"Showbiz" est le premier album de Muse, le groupe étant à l'époque loin d'être le phénomène mondial qu'il va devenir. Muse est le énième nom que les trois jeunes gens (ils sont tous âgés de 21 ans) originaires de Teignmouth se sont donnés, le monde ayant évité de devoir aduler les Carnage Mayhem ou autres Rocket Baby Dolls comme ils se nommèrent à un moment de leur existence. Malgré leur jeune âge, les trois musiciens jouent ensemble depuis presque dix ans et ont derrière eux une déjà longue expérience de la scène.
Cela explique probablement l'incroyable énergie qui se dégage à l'écoute de cet album. Certes, Muse n'est pas le premier groupe a joué un rock survitaminé aux riffs de guitare assassins, roulements de caisse fracassants et basse vrombissante. Mais il y met une telle ardeur que la musique semble à l'étroit et comprimée dans son CD et qu'elle menace à tout instant de déborder.

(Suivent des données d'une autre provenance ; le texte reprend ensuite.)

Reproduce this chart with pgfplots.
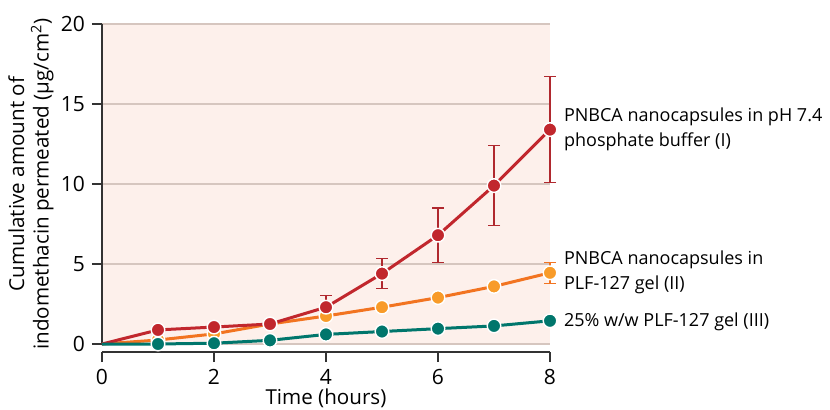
\documentclass[border=0pt]{standalone}
\usepackage{pgfplots}
\pgfplotsset{compat=1.18}
\usepackage{fontspec}
\setmainfont{Open Sans}

\definecolor{redI}{HTML}{C1272D}
\definecolor{errI}{HTML}{B0282E}
\definecolor{orgline}{HTML}{F27421}
\definecolor{orgmark}{HTML}{F89B29}
\definecolor{tealIII}{HTML}{00766C}
\definecolor{bgpink}{HTML}{FDF0EB}
\definecolor{gridc}{HTML}{D6C6BF}

\begin{document}
\begin{tikzpicture}
\begin{axis}[
    scale only axis,
    width=224pt, height=160pt,
    xmin=0, xmax=8, ymin=0, ymax=20,
    xtick={0,2,4,6,8},
    ytick={0,5,10,15,20},
    axis x line*=bottom,
    axis y line*=left,
    axis x line shift=4pt,
    axis line style={line width=0.8pt, color=black!80},
    tick align=outside,
    major tick length=5pt,
    tick style={line width=0.8pt, color=black!80},
    ymajorgrids=true,
    grid style={gridc, line width=0.6pt},
    axis background/.style={fill=bgpink},
    tick label style={font=\fontsize{10.5}{12}\selectfont},
    /pgf/number format/assume math mode=true,
    xlabel={Time (hours)},
    ylabel={Cumulative amount of\\indomethacin permeated (µg/cm\textsuperscript{2})},
    label style={font=\fontsize{10.3}{12.3}\selectfont},
    xlabel style={at={(axis description cs:0.5,-0.169)}, anchor=center},
    ylabel style={at={(axis description cs:-0.1585,0.5)}, anchor=center, align=center},
    clip=false,
]

% PNBCA nanocapsules in PLF-127 gel (II)
\addplot[color=orgline, line width=1.5pt,
    mark=*, mark size=3.4pt, mark indices={2,3,4,5,6,7,8,9},
    mark options={fill=orgmark, draw=white, line width=0.7pt},
    error bars/.cd, y dir=both, y explicit,
    error bar style={color=orgline, line width=0.6pt},
    error mark options={rotate=90, mark size=3pt, line width=0.6pt, color=orgline}]
coordinates {
(0,0) (1,0.25) (2,0.63) (3,1.25) (4,1.75) (5,2.3) (6,2.9) (7,3.6) (8,4.45) +- (0,0.65)
};

% PNBCA nanocapsules in pH 7.4 phosphate buffer (I)
\addplot[color=redI, line width=1.5pt,
    mark=*, mark size=3.4pt, mark indices={2,3,4,5,6,7,8,9},
    mark options={fill=redI, draw=white, line width=0.7pt},
    error bars/.cd, y dir=both, y explicit,
    error bar style={color=errI, line width=0.6pt},
    error mark options={rotate=90, mark size=3pt, line width=0.6pt, color=errI}]
coordinates {
(0,0) (1,0.88) (2,1.06) (3,1.25)
(4,2.3) +- (0,0.72)
(5,4.4) +- (0,0.95)
(6,6.8) +- (0,1.7)
(7,9.9) +- (0,2.5)
(8,13.4) +- (0,3.3)
};

% 25% w/w PLF-127 gel (III)
\addplot[color=tealIII, line width=1.5pt,
    mark=*, mark size=3.4pt, mark indices={2,3,4,5,6,7,8,9},
    mark options={fill=tealIII, draw=white, line width=0.7pt}]
coordinates {
(0,0) (1,0) (2,0.05) (3,0.23) (4,0.6) (5,0.78) (6,0.96) (7,1.13) (8,1.45)
};

\node[anchor=west, align=left, font=\fontsize{9}{12.5}\selectfont, xshift=3.5pt]
    at (axis cs:8,13.4) {PNBCA nanocapsules in pH 7.4\\phosphate buffer (I)};
\node[anchor=west, align=left, font=\fontsize{9}{12.5}\selectfont, xshift=3.5pt]
    at (axis cs:8,4.5) {PNBCA nanocapsules in\\PLF-127 gel (II)};
\node[anchor=west, align=left, font=\fontsize{9}{12.5}\selectfont, xshift=3.5pt]
    at (axis cs:8,1.4) {25\% w/w PLF-127 gel (III)};

\coordinate (O) at (axis cs:0,0);
\end{axis}
\pgfresetboundingbox
\path[use as bounding box] ([shift={(-51pt,-32.5pt)}]O) rectangle ([shift={(364pt,172pt)}]O);
\end{tikzpicture}
\end{document}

Car ceux qui ne connaissent le groupe qu'au travers des ondes FM seront certainement surpris de la rugosité des chansons de "Showbiz". Guitares saturées, voix distordues, effets larsen, tempos élevés, le son de l'album est brut de fonderie et la musique se reçoit comme un coup de poing. L'énergie est même parfois un peu brouillonne et le groupe frôle de temps à autres la cacophonie (le final cataclysmique de 'Showbiz', le trash et bruyant 'Sober'). Mais la plupart du temps, Muse domine largement son sujet et il est alors difficile à l'auditeur de lui résister. 'Muscle Museum', 'Cave' et 'Showbiz' sont une brillante démonstration du magnétisme viscéral qui se dégage de l'album.
Tout n'est d'ailleurs pas que fureur et le groupe sait intelligemment faire retomber l'adrénaline dans des moments plus calmes ménagés par quelques titres apaisés, du moins en surface. Le blues détourné et confidentiel de 'Falling Down', 'Unitended', berceuse surnaturelle et contrepoint astucieux à la fureur incontrôlable de 'Showbiz' qui l'a précédé, 'Escape', slow plus désespéré que langoureux ou 'Hate This & I'll Love You', ballade acoustique (du moins sur le début) dont Muse prendra soin d'en insérer une sur chacun de ses albums, permettent aux musiciens de démontrer qu'ils savent catalyser leur bouillonnement intérieur à bon escient.
Enfin, impossible de parler de Muse sans dire quelques mots du chant de Matthew Bellamy. Quelques critiques s'émurent d'une ressemblance avec Thom Yorke (Radiohead) confinant au plagiat. Certes, les deux hommes n'hésitent pas à pousser dans les aigus et leur chant est généralement plaintif, mais la ressemblance s'arrête là. Le timbre de Bellamy est plus aigu et sa tessiture est bien plus impressionnante que celle du leader de Radiohead. Par ailleurs, le chanteur de Muse n'hésite pas à se livrer à une certaine démesure, montant très haut dans les aigus, abusant du vibrato et du groove, et s'éternisant plus que de raisonnable sur des notes étirées à l'extrême. Que sa voix et surtout sa technique ne laissent pas indifférent, c'est compréhensible, mais on ne peut pas enlever à Matthew Bellamy ses capacités vocales ni le fait que sa voix est une signature immédiatement reconnaissable.
Pour un premier album d'un tout jeune groupe, "Showbiz" se pose comme une vraie réussite et un début des plus prometteurs que la suite des événements viendra confirmer. Si le disque est plus âpre et moins discipliné que ses successeurs, il contient son lot de tubes potentiels à l'énergie communicative.